Aimless But True Ramblings

These are the aimless, but true ramblings in this person's "so-called life."

Thursday, December 18, 2003

The Spanish final was a piece of cake. I can't believe I worked all semester for that. I could have taken that last year and passed. I can't believe I even came in to school for that final. I'm just in a state of disbelief today. Now I have to sit around and wait for my Psych interview with my professor. How do you tell a professor face to face that you learned absolutely nothing about yourself in her class the past fifteen weeks? Sure, I've learned stuff about myself outside of class, but inside...I got nothing.

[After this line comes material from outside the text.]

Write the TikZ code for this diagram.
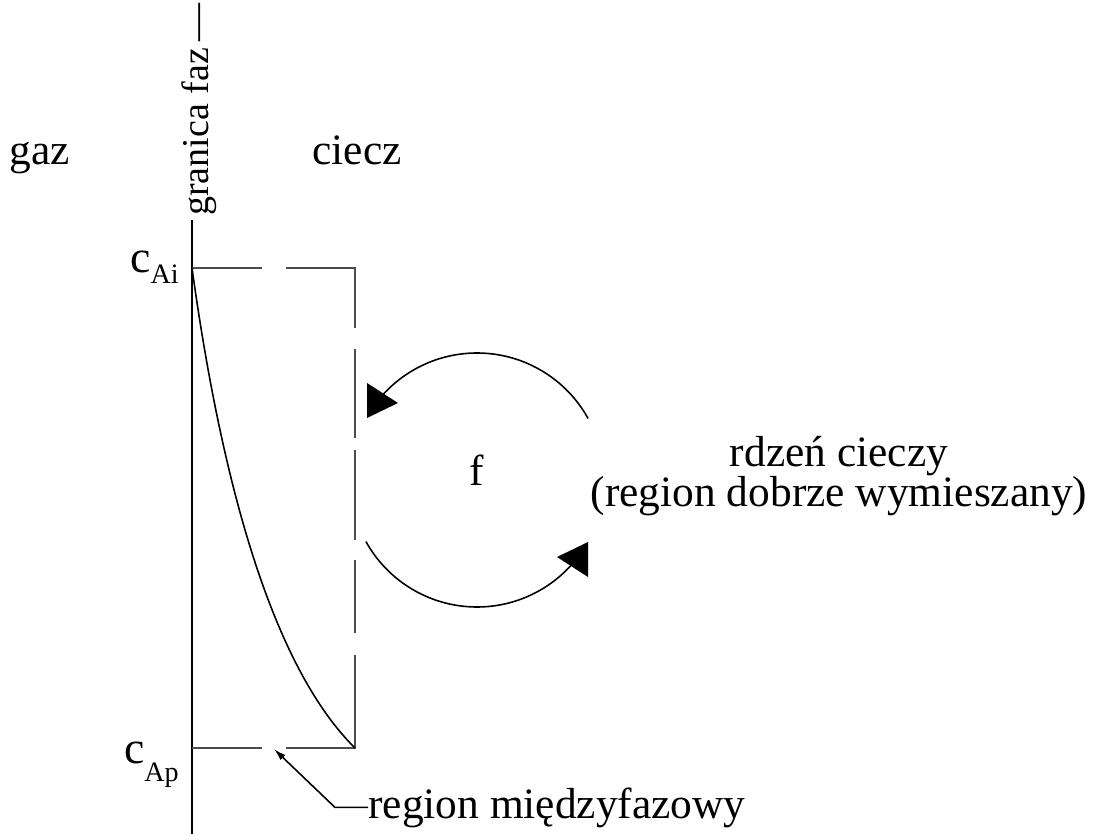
\documentclass[tikz,border=0pt]{standalone}
\usepackage{fontspec}
\setmainfont{Liberation Serif}
\usetikzlibrary{arrows.meta}

\tikzset{
  lbl/.style={inner sep=0pt, font=\fontsize{24.7}{23}\selectfont},
  box/.style={black!70, line width=1pt},
}

\begin{document}
\begin{tikzpicture}
                        \useasboundingbox (0,0) rectangle (21.86,16.68);
                        % phase boundary
                        \draw [line width=1pt] (3.84,12.28) -- (3.84,0);
                        \node[lbl, rotate=90, anchor=base west, font=\fontsize{21.6}{22}\selectfont] (granica) at (4.16,12.36) {granica faz\,---};

                        \node[lbl, anchor=base] (gaz) at (0.8,13.38) {gaz};
                        \node[lbl, anchor=base] (ciecz) at (7.14,13.38) {ciecz};

                        % film region, dashed outline
                        \draw [box] (3.84,11.32) -- (5.24,11.32);
                        \draw [box] (5.72,11.32) -- (7.10,11.32) -- (7.10,10.12);
                        \draw [box] (7.10,9.70) -- (7.10,7.92);
                        \draw [box] (7.10,7.68) -- (7.10,5.88);
                        \draw [box] (7.10,5.48) -- (7.10,4.02);
                        \draw [box] (7.10,3.58) -- (7.10,1.72) -- (5.72,1.72);
                        \draw [box] (5.24,1.72) -- (3.84,1.72);

                        % concentration profile
                        \draw [line width=0.9pt] (3.84,11.32) .. controls (4.3,8.0) and (5.2,3.6) .. (7.10,1.72);

                        \node[lbl, anchor=base east] (cAi) at (3.58,11.22) {\fontsize{26}{26}\selectfont c\raisebox{-6pt}{\fontsize{16}{16}\selectfont Ai}};
                        \node[lbl, anchor=base east] (cAp) at (3.58,1.42) {\fontsize{26}{26}\selectfont c\raisebox{-10.5pt}{\fontsize{16}{16}\selectfont Ap}};

                        % circulation
                        \draw [line width=0.9pt] (9.54,7.08) ++(29:2.54) arc (29:138:2.54);
                        \draw [line width=0.9pt] (9.54,7.08) ++(209:2.54) arc (209:318:2.54);
                        \fill (7.34,9.02) -- (7.34,8.32) -- (7.96,8.62) -- cycle;
                        \fill (11.76,5.84) -- (11.76,5.14) -- (11.14,5.54) -- cycle;

                        \node[lbl] (f) at (9.54,7.28) {f};
                        \node[lbl, align=center] (rdzen) at (16.78,7.16) {rdzeń cieczy\\(region dobrze wymieszany)};

                        % interfacial region label
                        \node[lbl, anchor=base west] (region) at (7.36,0.32) {region międzyfazowy};
                        \coordinate (tip) at (5.48,1.70);
                        \draw [line width=0.9pt, -{Latex[length=7pt,width=4pt]}] (region.west) -- ++(-0.66,0) -- (tip);
\end{tikzpicture}
\end{document}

Its weird how many people I see that I know on campus. It still boggles my mind how small of a city this really is. I see people I've known all my life (well at least since nursery school), and then people I've known since high school. The funny thing is, a lot of these people I recognize and know that at one time, they were a really good friend to me, but now, when we pass each other we don't even acknowledge each other's existance. I guess those are the lemons life hands you. You just have to make lemonade. Ok, that was really corny...fuck it.

Now for the deep and possibly disturbing. Why do I feel so listless? Like everything doesn't matter to me anymore. It should...it damn well should, but it doesn't. I feel like I am nothing. Honestly, I'm not depressed or angry or suicidal. So don't put me on Suicide Watch or lock me up in an institution. I just don't care, nor do I feel like caring. Maybe winter break will solve things, maybe my trip to Florida will help me relax, but even if it doesn't...maybe I'm just supposed to exist like this. Food for thought.

I should just leave for good, and not tell anyone, like I contemplated doing a month ago.